Double measurements were first done with DI water samples were used as a dielectric load. Here, the reference SRR was not loaded while the measuring SRR was loaded in different volumes. The results shown in Figure 3 indicate that it is possible to successfully resolve two different resonant frequencies with this approach, the lower one associated with the measuring SRR, while the higher one associated with the reference SRR. Increasing the volume of the load dielectric increases the amount of shift as expected since the effective permittivity is increasing. Data also show the disadvantage associated with this approach in terms of a reduction in quality factors due to parallel operation when resonant frequencies of SRRs are separated as a result of the dielectric loading.

Lastly, glucose solutions within a concentration range of 1.0–3.0 mg/mL were applied to measuring SRR, while the reference resonator was kept empty. Changes in resonant frequencies of the reference and measuring SRR and their difference are shown in Figure 4. Data confirm that the shift in measuring SRR is proportional to the glucose concentration levels, whereas the shift in the reference SRR is random and less sensitive to glucose concentration shifts. A linear fit (R² = 0.905) to absolute difference between the resonant frequencies at each concentration level implies a sensitivity to glucose concentration of 34.72 MHz/(mg/mL).

4. Discussion

Microwave resonator based sensing is promising thanks to its many advantages, but is yet to mature fully before it overcomes certain challenges. Prominent among these is the measurement noise caused by the interference of external effects. In this work, a method to suppress background noise ocurring in microwave resonator based sensing operations is proposed. The main idea is to compare the resonant frequency of the measuring resonator to that of a reference resonator.
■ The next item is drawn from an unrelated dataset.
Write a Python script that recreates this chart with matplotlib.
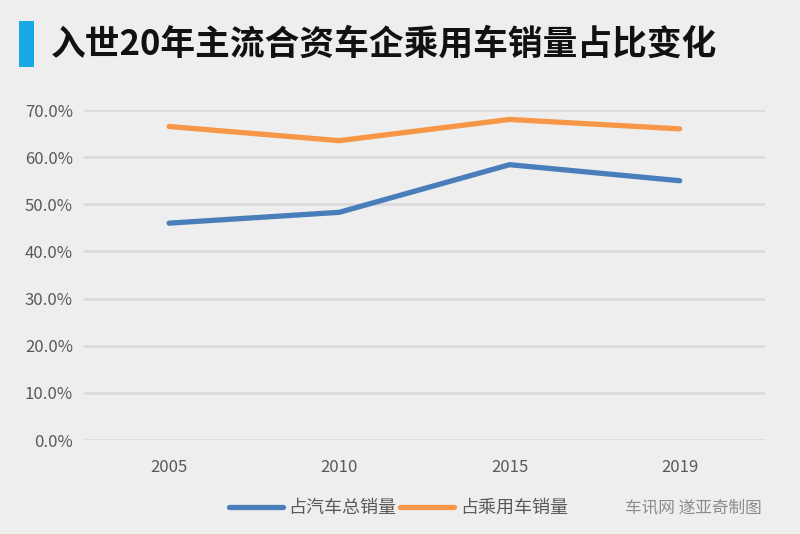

It is possible to handle the approach in multiple methods. The suggested approach provides thorough noise suppression since it is a perfectly symmetrical setup offering simultaneous read out for both of the resonators. Successful operation was demonstrated in the work with random fluctuation observed in reference resonator and the absolute difference between two resonant frequencies follow a linear trend with respect to the applied glucose concentration. Other read out methods can be devised for reduction of complexity traded for a higher measurement precision and sensor reliability.